From the indicated orientation of Azimuth: 277.9 and Altitude: 18.8° (FIG. 4), it was obtained, by a geometrical construction (FIG. 2), the 41.3° slope to be given to the aforementioned prototype (FIG. 3), appropriate discharge of the base of the opening being considered. Thus, it is possible to avoid the reflection of the solar radiation incidence towards the inside on that plane. Other cases have also been calculated (FIGS. 5 and 6) in which the critical inclinations for azimuth angles of 107.5° (corresponding to the first bisecting line or 45° direction to the left looking through the east-oriented window) and 287.5° (corresponding to the second bisecting line or 45° direction to the right looking through the west-oriented window) have been geometrically calculated.

The prototype for the west-oriented window has been created only to cover until the time of excessive radiation.

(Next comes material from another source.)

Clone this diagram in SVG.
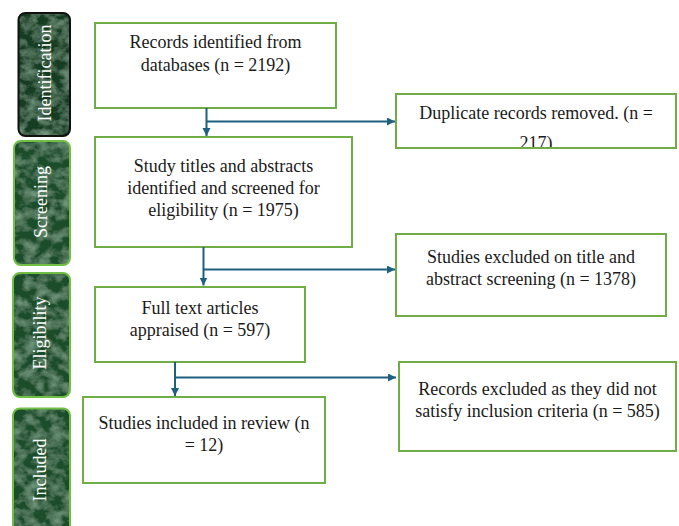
<svg xmlns="http://www.w3.org/2000/svg" width="679" height="526" viewBox="0 0 679 526">
<style>
.box{fill:#fff;stroke:#70ad47;stroke-width:2}
.t{font-family:"Liberation Serif","Times New Roman",serif;font-size:18px;fill:#1a1a1a;text-anchor:middle}
.side{font-family:"Liberation Serif","Times New Roman",serif;font-size:18px;fill:#fff;text-anchor:middle}
.bar{fill:#1c4d2c}
.con{fill:none;stroke:#1f5f80;stroke-width:2}
</style>
<defs>
<filter id="tex" x="0" y="0" width="100%" height="100%">
<feTurbulence type="fractalNoise" baseFrequency="0.08 0.1" numOctaves="4" seed="7" result="n"/>
<feColorMatrix in="n" type="matrix" values="0 0 0 0 0.30  0 0 0 0 0.52  0 0 0 0 0.36  1.1 0 0 0 -0.42" result="c"/>
<feComposite in="c" in2="SourceGraphic" operator="in" result="ci"/>
<feMerge><feMergeNode in="SourceGraphic"/><feMergeNode in="ci"/></feMerge>
</filter>
<marker id="ah" markerWidth="10" markerHeight="10" refX="8" refY="4" orient="auto" markerUnits="userSpaceOnUse">
<path d="M0,0 L8,4 L0,8 Z" fill="#1f5f80"/>
</marker>
<clipPath id="c2"><rect x="396" y="94" width="280" height="53"/></clipPath>
</defs>

<g id="side-identification">
<rect x="18.5" y="13" width="51.5" height="123" rx="7" fill="#163d24" filter="url(#tex)"/>
<rect x="18.5" y="13" width="51.5" height="123" rx="7" fill="none" stroke="#111" stroke-width="2"/>
<text class="side" transform="translate(51,73) rotate(-90)">Identification</text>
</g>
<g id="side-screening">
<rect x="14" y="141" width="56" height="124" rx="7" class="bar" filter="url(#tex)"/>
<rect x="14" y="141" width="56" height="124" rx="7" fill="none" stroke="#6fbf45" stroke-width="2"/>
<text class="side" transform="translate(46.5,202) rotate(-90)">Screening</text>
</g>
<g id="side-eligibility">
<rect x="13" y="273" width="57" height="124" rx="7" class="bar" filter="url(#tex)"/>
<rect x="13" y="273" width="57" height="124" rx="7" fill="none" stroke="#6fbf45" stroke-width="2"/>
<text class="side" transform="translate(45.5,333) rotate(-90)">Eligibility</text>
</g>
<g id="side-included">
<rect x="13" y="408.5" width="57" height="135" rx="7" class="bar" filter="url(#tex)"/>
<rect x="13" y="408.5" width="57" height="135" rx="7" fill="none" stroke="#6fbf45" stroke-width="2"/>
<text class="side" transform="translate(45.5,470) rotate(-90)">Included</text>
</g>

<g id="n1">
<rect class="box" x="95" y="23" width="241" height="85"/>
<text class="t" x="215.5" y="47.5">Records identified from</text>
<text class="t" x="215.5" y="71">databases (n = 2192)</text>
</g>
<g id="n2">
<rect class="box" x="396" y="94" width="280" height="54"/>
<g clip-path="url(#c2)">
<text class="t" x="536" y="118.5">Duplicate records removed. (n =</text>
<text class="t" x="536" y="148.5">217)</text>
</g>
</g>
<g id="n3">
<rect class="box" x="95" y="137" width="257" height="110"/>
<text class="t" x="223.5" y="171.5">Study titles and abstracts</text>
<text class="t" x="223.5" y="193.5">identified and screened for</text>
<text class="t" x="223.5" y="215.5">eligibility (n = 1975)</text>
</g>
<g id="n4">
<rect class="box" x="396" y="234" width="270" height="82"/>
<text class="t" x="531" y="262.5">Studies excluded on title and</text>
<text class="t" x="531" y="285">abstract screening (n = 1378)</text>
</g>
<g id="n5">
<rect class="box" x="95" y="287" width="210" height="75"/>
<text class="t" x="200" y="313.5">Full text articles</text>
<text class="t" x="200" y="335.5">appraised (n = 597)</text>
</g>
<g id="n6">
<rect class="box" x="399" y="362" width="277" height="89"/>
<text class="t" x="537.5" y="395">Records excluded as they did not</text>
<text class="t" x="537.5" y="417">satisfy inclusion criteria (n = 585)</text>
</g>
<g id="n7">
<rect class="box" x="83" y="397" width="242" height="86"/>
<text class="t" x="204" y="428.5">Studies included in review (n</text>
<text class="t" x="204" y="451">= 12)</text>
</g>

<g id="connectors">
<path class="con" d="M206.5,108 V136" marker-end="url(#ah)"/>
<path class="con" d="M206.5,121.5 H395" marker-end="url(#ah)"/>
<path class="con" d="M203.5,247 V285.5" marker-end="url(#ah)"/>
<path class="con" d="M203.5,269.5 H395" marker-end="url(#ah)"/>
<path class="con" d="M175,362 V396" marker-end="url(#ah)"/>
<path class="con" d="M175,377.5 H396" marker-end="url(#ah)"/>
</g>
</svg>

At 19.45, on 1 Aug. 2006, the room temperature was 34.5°. The sun coordinates at that moment were 277.9 azimuth and 18.8° Altitude. A drip cap inclination of 41.3° (FIGS. 2 and 3) corresponds to that in order to prevent the reflected radiation from penetrating the inside of the housing.

Indeed, the orientations, altazimuth angles, time and temperatures are different. Therefore, in order to prevent the reflection of the solar radiation incidence towards the inside of the housing, the (corrected) drip cap inclinations are different. Thus, the discharges in enclosure openings are different according to the building situation and orientation. In a new construction, it is applied to configure the different drip caps in a heliodynamic way, according to the orientation of the facades.

INDUSTRIAL APPLICATION

It can be contemplated from three aspects:

a) In projects: Projected architecture for sustainability
b) In new constructions (new plan)
c) In already-existing constructions, restorations, reforms or renovations.